What are your challenges in marriage? We all have it. How are you dealing with those challenges? That’s what makes the marital bond stronger and life immensely richer!”

Phone Memory versus Inner Core Memory

Social media has become a place for ideals. You post about food, fun family time, your spouse, your kids’ activities, travels and whereabouts, and just about anything.

Yet, how many times have you sat down for a meal and laughed your hearts out over exchanges of stories and conversations with your family? How many times have you joined your child while he plays or watches a movie?

Some people are better at fixing their travel plans than managing their lives. When you travel, do you enjoy the place with your loved ones? How did you create special memories? Were they captured in your phone memory or your inner core memory?

When was the last time you and your spouse sat on a couch to just chat and cuddle? How have you been spending special time together? How are you handling issues in your marriage? Do you talk about your problems and slowly work on them? Or do you push them away under the rug, hoping it will go away?

Some people would rather post about marriage and family rather than work on them in real life. And that has become very obvious. Their social media posts so speak of perfection that it’s too good to be true. It seems to be saying: for photo ops purposes only.

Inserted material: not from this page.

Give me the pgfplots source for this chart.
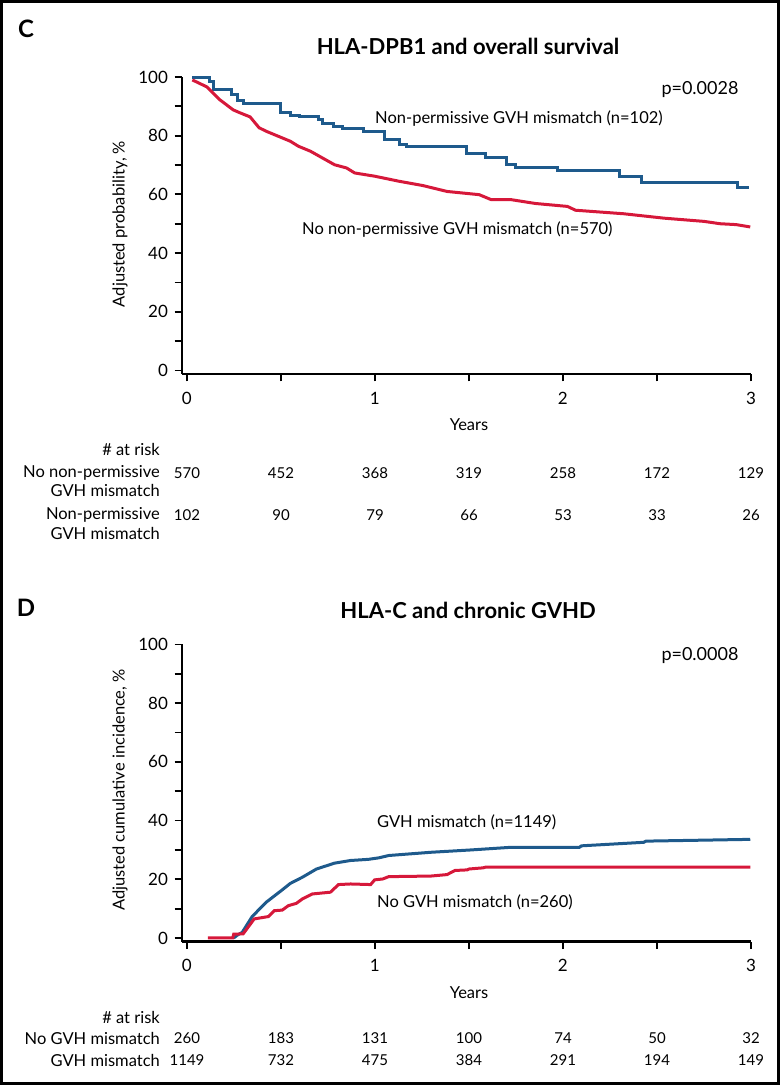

Social Media Life versus Real Life

It’s time for a checkup! Is your social media life in congruent with your real life?

You need not rant or make your wall a documentary of how tough life is.  But if you have issues with your spouse, rather than posting pictures of perfection, unplug and talk about it.

If your children are having behavior struggles, rather than comparing them with other children in your news feed, sit down and spend time to play with your child.

If you want to go somewhere with your family but you cannot, do not wish you’re elsewhere. Be with yourself at the present moment. Take a walk, have tea, sit down, and chat. Memories are created in the heart, not on a mobile phone’s memory.

Would you rather post photos of where and what your family eats or unplug from all gadgets and engage in real conversations?

Does being wired to social media make you envious and even irritable? Well then, between making virtual connections and nurturing real connections, it’s obvious that you should give more time to the significant people around you.

Love is not about what we post. Love is about what we do deliberately for the people we love every day!

Let me end with a quote from Prince Ea’s “Can We Auto-correct Humanity?”

“We sit at home on our computers measuring self-worth by numbers of followers and likes ignoring those who actually love us. It seems we’d rather write an angry post than talk to someone who might actually hug us. I’m so tired of performing in the pageantry of vanity. And conforming to this accepted form of digital insanity. Call me crazy, but I imagine a world where we smile when we have low batteries cause that will mean we’ll be one bar closer – to humanity.”

This article first appeared in Family Reborn 2016, but has since been updated.